WHAT IS ASKED -> Quote, line for line, the entries from the first through the one containing "from matplotlib.transforms import Affine2D". Pictures are left out.
# DATA SECTION start
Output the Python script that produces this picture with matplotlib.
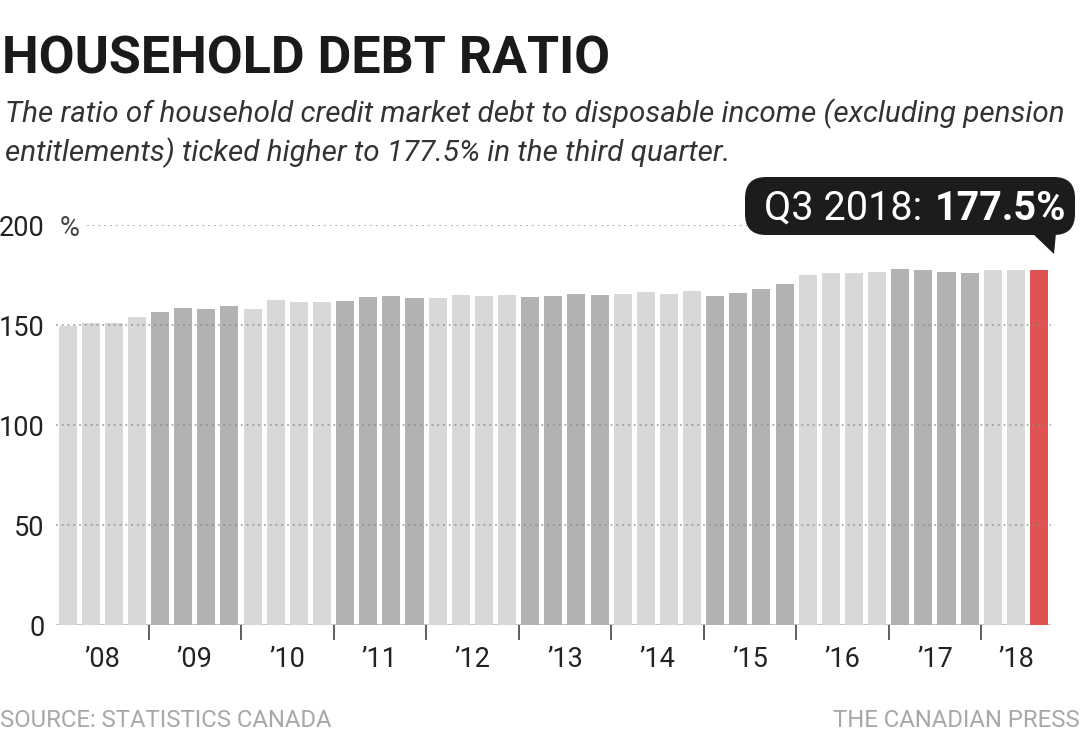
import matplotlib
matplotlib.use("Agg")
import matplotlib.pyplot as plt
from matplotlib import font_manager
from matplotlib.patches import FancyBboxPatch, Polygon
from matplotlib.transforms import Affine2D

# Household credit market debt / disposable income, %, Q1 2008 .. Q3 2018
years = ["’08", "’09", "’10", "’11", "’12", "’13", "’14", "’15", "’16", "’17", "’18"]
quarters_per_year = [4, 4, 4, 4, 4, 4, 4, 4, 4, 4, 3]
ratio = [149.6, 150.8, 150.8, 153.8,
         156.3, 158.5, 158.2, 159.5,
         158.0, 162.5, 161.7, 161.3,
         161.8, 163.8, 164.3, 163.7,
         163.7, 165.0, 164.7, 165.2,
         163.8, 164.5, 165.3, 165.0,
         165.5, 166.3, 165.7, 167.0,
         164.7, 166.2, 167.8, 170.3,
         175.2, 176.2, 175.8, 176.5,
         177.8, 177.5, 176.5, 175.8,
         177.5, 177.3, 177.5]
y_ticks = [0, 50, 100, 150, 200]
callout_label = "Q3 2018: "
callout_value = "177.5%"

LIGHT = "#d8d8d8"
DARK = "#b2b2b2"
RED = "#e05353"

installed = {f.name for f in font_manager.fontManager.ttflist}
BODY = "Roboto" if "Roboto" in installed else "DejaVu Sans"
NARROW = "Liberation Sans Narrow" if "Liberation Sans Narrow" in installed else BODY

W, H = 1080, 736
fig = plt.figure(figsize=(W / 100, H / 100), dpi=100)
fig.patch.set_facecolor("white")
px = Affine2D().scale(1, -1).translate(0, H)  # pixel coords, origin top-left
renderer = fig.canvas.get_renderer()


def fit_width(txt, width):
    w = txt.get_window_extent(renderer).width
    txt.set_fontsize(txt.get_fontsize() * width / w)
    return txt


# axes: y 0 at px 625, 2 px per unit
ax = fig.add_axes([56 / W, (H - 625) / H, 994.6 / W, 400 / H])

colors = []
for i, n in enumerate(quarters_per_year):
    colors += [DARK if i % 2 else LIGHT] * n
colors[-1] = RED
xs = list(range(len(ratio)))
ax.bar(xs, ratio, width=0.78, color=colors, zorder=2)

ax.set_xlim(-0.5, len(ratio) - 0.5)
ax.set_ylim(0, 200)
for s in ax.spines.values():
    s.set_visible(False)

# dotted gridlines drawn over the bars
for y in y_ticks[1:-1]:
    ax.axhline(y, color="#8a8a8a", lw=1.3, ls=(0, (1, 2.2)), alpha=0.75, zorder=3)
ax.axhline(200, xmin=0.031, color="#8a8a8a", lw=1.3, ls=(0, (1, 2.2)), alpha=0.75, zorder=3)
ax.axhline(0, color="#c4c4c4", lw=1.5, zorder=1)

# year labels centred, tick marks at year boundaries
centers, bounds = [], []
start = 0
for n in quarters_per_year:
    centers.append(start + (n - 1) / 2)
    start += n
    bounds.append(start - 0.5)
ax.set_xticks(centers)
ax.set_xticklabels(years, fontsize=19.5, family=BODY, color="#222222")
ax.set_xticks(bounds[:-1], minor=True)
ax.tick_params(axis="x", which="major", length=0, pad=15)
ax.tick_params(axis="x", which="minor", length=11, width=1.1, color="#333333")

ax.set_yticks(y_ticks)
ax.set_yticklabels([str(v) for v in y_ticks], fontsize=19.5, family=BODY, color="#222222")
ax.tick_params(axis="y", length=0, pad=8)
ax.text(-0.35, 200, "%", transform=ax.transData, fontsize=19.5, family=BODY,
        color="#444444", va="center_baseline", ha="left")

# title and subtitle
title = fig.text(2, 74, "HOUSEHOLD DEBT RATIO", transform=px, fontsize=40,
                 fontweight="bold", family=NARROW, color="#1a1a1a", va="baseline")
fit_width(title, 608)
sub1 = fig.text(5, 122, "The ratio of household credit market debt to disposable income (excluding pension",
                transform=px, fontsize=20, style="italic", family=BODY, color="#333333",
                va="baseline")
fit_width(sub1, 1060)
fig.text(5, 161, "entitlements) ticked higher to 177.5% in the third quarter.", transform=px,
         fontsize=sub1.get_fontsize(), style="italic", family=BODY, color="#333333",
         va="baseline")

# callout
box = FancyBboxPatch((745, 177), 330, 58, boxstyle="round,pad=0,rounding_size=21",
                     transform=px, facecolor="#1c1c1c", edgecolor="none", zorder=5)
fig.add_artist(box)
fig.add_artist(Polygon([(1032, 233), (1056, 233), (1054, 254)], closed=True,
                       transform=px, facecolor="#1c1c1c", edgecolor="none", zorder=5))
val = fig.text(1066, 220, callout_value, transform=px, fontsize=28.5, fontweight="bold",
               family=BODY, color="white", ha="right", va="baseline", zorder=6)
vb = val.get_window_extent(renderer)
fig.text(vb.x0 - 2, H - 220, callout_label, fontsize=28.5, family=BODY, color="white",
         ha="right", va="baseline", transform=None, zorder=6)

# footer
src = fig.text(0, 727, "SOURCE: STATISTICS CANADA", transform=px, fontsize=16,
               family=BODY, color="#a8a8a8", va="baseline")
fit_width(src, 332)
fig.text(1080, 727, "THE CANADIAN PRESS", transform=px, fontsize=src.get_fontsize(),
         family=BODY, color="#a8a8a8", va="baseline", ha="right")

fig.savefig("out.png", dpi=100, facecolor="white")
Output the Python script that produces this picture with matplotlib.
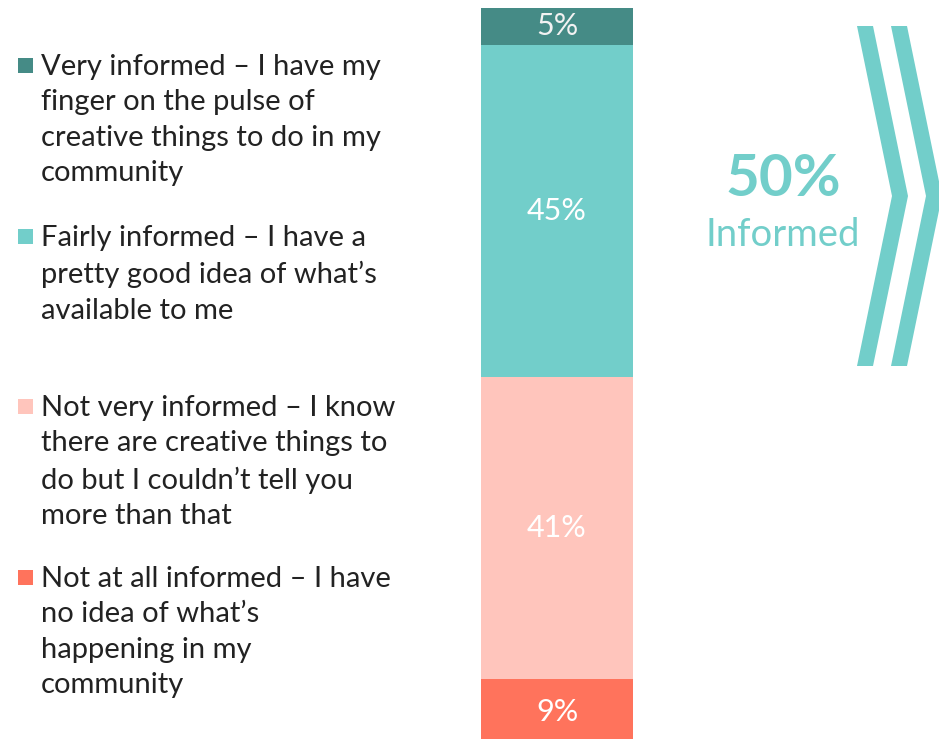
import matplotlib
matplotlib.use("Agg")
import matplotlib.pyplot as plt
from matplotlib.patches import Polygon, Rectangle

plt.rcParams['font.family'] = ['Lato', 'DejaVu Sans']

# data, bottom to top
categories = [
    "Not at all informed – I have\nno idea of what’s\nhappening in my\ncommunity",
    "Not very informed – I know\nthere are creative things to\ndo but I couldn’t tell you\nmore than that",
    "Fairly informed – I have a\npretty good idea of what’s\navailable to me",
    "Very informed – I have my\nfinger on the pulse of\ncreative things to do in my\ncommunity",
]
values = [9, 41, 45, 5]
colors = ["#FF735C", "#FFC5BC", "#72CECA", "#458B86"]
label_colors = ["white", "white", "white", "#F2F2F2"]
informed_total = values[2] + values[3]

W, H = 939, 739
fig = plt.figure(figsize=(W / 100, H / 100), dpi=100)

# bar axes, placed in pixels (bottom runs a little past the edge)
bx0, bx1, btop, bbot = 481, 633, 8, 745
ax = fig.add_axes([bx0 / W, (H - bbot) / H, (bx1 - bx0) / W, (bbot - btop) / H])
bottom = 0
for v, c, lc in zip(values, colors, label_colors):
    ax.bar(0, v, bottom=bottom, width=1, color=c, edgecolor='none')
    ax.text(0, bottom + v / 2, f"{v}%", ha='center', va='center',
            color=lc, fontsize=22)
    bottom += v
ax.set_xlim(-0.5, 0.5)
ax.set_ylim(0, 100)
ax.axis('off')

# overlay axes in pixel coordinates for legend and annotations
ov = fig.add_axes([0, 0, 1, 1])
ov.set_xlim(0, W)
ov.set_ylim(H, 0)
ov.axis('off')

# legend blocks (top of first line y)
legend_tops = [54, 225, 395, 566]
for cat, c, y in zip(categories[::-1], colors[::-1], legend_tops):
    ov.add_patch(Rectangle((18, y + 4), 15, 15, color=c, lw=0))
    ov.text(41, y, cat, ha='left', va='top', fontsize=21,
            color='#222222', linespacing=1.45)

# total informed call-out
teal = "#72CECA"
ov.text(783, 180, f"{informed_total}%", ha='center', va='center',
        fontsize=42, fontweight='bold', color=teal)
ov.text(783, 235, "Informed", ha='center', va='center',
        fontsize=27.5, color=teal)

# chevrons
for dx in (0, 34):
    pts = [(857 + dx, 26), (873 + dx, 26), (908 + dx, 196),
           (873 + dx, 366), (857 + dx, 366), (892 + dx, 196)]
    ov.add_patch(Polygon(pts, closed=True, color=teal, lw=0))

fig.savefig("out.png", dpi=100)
# DATA SECTION end
EXERCISE SOLUTION ->
Output the Python script that produces this picture with matplotlib.
import matplotlib
matplotlib.use("Agg")
import matplotlib.pyplot as plt
from matplotlib import font_manager
from matplotlib.patches import FancyBboxPatch, Polygon
from matplotlib.transforms import Affine2D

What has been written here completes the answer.